Juvenile arthritis is a tough dilemma for doctors and parents. Most of the questions surround the medication and risks. Health reporter Marcia Fraser has more.
According to the Arthritis Foundation, juvenile rheumatoid arthritis or JRA effects approximately 300,000 children in the US. Many kids suffer from chronic discomfort. Steroids are often used for treatment but mostly for adults. Many doctors choose Methotrexate for kids.
"Methotrexate is a medication that has been around for 70 years and it's it's we use first because there is very little that will happen to someone on Methotrexate that we don't know about as potential long term complication," said Dr. Lee Shapiro.

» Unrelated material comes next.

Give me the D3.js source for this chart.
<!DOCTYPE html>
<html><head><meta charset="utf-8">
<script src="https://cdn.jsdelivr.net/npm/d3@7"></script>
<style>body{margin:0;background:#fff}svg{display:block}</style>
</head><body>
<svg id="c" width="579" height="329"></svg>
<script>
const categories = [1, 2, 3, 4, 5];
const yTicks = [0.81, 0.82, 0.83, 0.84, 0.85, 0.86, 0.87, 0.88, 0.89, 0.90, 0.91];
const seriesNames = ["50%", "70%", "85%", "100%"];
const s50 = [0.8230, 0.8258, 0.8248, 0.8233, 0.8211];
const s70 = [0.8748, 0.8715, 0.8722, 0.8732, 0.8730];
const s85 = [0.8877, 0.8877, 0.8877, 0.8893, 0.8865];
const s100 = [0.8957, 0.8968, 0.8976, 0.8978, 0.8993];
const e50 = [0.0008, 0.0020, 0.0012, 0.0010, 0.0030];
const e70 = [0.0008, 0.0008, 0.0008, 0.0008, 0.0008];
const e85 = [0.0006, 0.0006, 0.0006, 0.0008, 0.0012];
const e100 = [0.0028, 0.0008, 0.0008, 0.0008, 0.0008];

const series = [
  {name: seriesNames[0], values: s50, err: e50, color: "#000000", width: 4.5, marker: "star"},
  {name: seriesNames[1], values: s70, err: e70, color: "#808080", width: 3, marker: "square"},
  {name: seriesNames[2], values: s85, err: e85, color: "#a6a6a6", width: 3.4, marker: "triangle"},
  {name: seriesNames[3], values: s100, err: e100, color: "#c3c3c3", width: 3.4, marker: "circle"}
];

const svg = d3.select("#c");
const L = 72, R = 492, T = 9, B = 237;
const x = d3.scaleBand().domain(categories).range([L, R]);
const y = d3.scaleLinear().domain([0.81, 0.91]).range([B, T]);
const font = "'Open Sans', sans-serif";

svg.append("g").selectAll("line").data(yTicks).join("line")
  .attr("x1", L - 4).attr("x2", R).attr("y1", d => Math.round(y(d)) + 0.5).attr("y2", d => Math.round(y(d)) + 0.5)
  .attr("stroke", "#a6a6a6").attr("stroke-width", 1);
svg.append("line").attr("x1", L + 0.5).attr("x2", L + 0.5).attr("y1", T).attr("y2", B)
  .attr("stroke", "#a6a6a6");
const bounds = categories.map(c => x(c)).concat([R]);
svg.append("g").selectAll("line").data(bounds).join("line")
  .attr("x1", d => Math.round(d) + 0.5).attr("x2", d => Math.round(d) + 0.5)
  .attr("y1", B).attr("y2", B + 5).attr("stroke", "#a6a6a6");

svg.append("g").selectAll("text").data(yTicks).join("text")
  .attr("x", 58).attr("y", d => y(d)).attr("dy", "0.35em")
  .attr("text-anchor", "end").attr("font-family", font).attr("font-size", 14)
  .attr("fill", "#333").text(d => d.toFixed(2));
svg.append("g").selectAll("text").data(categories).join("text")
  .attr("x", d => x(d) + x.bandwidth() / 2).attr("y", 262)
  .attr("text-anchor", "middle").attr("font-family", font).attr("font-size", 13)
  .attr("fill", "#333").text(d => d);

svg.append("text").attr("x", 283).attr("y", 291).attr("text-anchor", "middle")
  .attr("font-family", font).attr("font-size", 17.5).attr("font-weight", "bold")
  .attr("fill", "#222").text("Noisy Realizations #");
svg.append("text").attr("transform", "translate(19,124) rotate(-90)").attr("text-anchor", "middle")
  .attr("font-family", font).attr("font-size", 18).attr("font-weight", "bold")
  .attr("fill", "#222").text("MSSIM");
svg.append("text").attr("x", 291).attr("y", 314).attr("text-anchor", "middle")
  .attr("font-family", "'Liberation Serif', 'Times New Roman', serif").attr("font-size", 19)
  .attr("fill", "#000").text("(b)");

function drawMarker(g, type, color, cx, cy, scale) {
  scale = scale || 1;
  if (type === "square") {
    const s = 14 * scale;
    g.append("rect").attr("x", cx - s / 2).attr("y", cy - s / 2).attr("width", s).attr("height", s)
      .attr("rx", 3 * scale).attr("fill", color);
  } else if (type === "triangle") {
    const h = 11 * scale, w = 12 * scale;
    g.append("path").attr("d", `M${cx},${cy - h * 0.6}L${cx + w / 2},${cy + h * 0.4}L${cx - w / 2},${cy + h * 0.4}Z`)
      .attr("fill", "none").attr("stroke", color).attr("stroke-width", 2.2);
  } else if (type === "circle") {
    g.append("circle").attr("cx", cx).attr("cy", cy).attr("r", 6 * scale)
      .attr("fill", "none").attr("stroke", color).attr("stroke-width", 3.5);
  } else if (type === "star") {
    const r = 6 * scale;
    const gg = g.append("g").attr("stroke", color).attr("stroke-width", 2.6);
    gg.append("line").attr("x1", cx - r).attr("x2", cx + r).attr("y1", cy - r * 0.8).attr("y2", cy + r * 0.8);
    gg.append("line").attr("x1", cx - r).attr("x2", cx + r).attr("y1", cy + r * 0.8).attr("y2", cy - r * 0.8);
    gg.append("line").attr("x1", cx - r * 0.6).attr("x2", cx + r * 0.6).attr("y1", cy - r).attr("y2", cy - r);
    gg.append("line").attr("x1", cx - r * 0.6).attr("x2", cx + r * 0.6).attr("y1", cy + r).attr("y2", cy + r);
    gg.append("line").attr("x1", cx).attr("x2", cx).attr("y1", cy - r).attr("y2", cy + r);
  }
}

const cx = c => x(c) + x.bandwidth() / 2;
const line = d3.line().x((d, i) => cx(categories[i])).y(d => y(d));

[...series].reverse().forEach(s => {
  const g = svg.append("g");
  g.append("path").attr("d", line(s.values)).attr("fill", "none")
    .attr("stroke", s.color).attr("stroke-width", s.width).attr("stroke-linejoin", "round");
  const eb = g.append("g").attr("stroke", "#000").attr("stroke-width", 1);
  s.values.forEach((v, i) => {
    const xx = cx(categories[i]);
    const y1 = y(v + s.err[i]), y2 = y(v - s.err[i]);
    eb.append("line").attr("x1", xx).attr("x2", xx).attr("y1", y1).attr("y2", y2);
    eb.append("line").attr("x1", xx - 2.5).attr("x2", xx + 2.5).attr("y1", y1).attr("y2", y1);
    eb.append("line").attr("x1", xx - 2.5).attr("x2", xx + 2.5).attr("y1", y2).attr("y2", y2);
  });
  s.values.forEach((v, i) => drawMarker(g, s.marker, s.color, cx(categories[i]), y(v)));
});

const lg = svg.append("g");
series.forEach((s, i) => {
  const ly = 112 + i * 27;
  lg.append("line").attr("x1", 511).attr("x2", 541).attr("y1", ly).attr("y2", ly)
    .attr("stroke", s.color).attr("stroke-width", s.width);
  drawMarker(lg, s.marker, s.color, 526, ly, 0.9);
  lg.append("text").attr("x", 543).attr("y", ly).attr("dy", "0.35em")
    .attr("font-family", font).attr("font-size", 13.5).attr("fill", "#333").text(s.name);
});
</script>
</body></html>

Juvenile rheumatoid arthritis can begin as early as six months. Although the exact cause of JRA is unclear, it is believed to be an autoimmune disease where the body's immune system harms some of its own healthy tissues and cells. Methrotrexate brings relief but it can take anywhere from one to two months to three months to work.
"Methotrexate is what called a remission inducing drug, it's not the drug you reach for it if the shoulder or the knee is more painful that day and wouldn't take an extra dose because of that," said Dr. Shapiro.
Giving children medicine can be a challenge. The medication can be given in a pill form, or a shot but don't forget to ask your doctor about a form that is liquid.
Because the drug can effect the liver, kids need to be monitored which requires blood tests and taking the supplement folic acid is advised.
"Methotrexate is a folic acid antagonist and folic acid is essential for the metabolism for the rapidly dividing cells and we have found over time the side effects of Methotrexate less commonly occurs in those who take supplements so less to have thinning of their hair or mouth sores or liver inflammation or lowered white count," said Dr. Shapiro.